(Figure scripts)
....................

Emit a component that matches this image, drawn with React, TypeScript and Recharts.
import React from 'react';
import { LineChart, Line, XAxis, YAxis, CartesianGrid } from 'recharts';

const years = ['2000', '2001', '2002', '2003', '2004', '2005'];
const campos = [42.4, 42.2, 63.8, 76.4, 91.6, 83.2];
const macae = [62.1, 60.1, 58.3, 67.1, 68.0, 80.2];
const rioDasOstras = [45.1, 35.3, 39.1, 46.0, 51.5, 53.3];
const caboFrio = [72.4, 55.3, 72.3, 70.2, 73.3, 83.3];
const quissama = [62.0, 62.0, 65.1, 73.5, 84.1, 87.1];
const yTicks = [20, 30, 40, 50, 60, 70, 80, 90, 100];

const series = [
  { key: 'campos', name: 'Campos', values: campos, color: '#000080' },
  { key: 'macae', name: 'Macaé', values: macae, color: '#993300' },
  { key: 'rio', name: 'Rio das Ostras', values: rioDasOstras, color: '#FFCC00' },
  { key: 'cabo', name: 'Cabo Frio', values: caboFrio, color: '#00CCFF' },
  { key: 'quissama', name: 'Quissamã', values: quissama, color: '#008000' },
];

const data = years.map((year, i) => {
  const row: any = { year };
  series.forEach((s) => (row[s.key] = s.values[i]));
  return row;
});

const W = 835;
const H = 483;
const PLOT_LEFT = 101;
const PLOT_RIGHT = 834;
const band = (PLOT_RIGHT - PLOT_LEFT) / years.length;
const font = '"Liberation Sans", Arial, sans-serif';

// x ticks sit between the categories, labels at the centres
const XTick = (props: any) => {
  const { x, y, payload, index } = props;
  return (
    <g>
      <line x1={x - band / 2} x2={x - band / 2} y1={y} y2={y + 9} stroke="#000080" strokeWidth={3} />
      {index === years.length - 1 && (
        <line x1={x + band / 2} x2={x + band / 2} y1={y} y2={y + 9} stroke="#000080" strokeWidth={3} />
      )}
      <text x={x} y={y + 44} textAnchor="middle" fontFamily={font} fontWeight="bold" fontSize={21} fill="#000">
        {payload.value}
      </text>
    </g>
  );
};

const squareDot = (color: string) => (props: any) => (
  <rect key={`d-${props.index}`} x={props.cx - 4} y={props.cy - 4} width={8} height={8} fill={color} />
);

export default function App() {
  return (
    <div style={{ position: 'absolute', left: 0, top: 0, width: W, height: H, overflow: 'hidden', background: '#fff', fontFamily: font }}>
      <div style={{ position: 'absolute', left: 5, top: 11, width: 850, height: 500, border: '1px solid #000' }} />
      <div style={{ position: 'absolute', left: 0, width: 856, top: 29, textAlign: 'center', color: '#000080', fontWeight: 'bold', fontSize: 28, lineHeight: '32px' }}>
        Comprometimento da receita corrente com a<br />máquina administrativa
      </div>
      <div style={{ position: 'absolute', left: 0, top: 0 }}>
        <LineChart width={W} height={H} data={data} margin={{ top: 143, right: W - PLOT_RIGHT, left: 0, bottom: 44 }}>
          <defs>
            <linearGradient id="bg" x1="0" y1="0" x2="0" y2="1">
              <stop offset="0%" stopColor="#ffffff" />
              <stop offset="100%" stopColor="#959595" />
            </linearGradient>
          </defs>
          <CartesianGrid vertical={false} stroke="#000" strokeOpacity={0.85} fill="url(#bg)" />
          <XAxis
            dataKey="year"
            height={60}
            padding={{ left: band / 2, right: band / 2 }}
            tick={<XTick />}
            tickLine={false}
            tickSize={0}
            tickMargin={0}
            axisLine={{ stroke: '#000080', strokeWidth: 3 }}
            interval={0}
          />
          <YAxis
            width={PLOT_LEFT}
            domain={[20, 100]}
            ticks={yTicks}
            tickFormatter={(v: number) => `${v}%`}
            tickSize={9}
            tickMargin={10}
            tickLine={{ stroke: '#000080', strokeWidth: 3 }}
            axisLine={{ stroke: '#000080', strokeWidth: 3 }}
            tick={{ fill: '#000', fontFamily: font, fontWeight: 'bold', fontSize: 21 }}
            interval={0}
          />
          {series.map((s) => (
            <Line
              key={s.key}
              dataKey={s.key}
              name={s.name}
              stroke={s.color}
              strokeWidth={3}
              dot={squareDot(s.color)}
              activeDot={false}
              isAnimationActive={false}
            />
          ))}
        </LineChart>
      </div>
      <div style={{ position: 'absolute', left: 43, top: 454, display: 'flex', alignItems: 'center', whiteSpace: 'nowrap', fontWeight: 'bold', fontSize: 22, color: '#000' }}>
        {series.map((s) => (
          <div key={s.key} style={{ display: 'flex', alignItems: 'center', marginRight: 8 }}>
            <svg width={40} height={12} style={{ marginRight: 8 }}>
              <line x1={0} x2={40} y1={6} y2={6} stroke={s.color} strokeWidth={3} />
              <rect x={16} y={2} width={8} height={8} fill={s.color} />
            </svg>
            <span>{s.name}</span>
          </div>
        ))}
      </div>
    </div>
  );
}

....................

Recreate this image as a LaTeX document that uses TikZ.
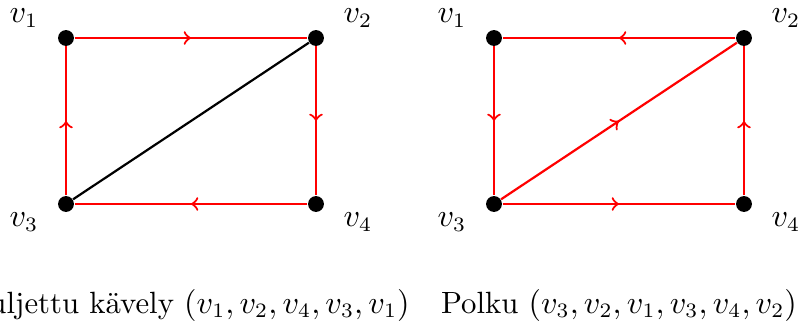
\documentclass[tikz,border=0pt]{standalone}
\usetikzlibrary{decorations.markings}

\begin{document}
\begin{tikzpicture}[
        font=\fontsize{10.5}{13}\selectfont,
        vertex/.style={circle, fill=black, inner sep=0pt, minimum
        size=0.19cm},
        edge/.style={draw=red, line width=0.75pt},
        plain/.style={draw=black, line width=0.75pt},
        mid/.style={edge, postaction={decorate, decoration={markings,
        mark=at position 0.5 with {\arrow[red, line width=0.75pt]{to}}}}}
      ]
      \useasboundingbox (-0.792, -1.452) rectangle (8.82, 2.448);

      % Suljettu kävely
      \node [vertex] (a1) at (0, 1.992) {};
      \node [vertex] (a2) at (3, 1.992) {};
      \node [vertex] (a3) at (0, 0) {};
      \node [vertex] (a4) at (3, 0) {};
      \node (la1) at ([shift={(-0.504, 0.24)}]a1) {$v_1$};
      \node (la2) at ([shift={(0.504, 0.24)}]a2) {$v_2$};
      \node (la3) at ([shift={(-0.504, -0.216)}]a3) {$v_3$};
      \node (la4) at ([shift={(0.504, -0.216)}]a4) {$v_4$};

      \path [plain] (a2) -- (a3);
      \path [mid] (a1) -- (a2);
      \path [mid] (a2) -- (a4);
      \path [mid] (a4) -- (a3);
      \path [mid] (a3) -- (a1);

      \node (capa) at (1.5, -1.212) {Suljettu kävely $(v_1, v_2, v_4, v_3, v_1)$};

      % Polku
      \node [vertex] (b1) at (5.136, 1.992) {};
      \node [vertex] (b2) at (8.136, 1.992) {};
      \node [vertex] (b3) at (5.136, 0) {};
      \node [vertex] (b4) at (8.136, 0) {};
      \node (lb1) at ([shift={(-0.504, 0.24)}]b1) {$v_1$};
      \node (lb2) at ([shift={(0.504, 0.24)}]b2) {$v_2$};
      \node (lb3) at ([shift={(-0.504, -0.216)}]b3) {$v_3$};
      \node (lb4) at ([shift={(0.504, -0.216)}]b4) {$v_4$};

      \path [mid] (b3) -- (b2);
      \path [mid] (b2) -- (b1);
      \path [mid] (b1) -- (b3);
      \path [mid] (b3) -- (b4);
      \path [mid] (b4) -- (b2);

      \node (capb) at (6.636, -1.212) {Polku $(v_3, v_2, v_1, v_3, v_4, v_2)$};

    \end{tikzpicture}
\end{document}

....................

Above are the entries. Quote exactly the lines from the one bearing "Emit a component" through the one bearing "XAxis, YAxis, CartesianGrid".

Emit a component that matches this image, drawn with React, TypeScript and Recharts.
import React from 'react';
import { LineChart, Line, XAxis, YAxis, CartesianGrid } from 'recharts';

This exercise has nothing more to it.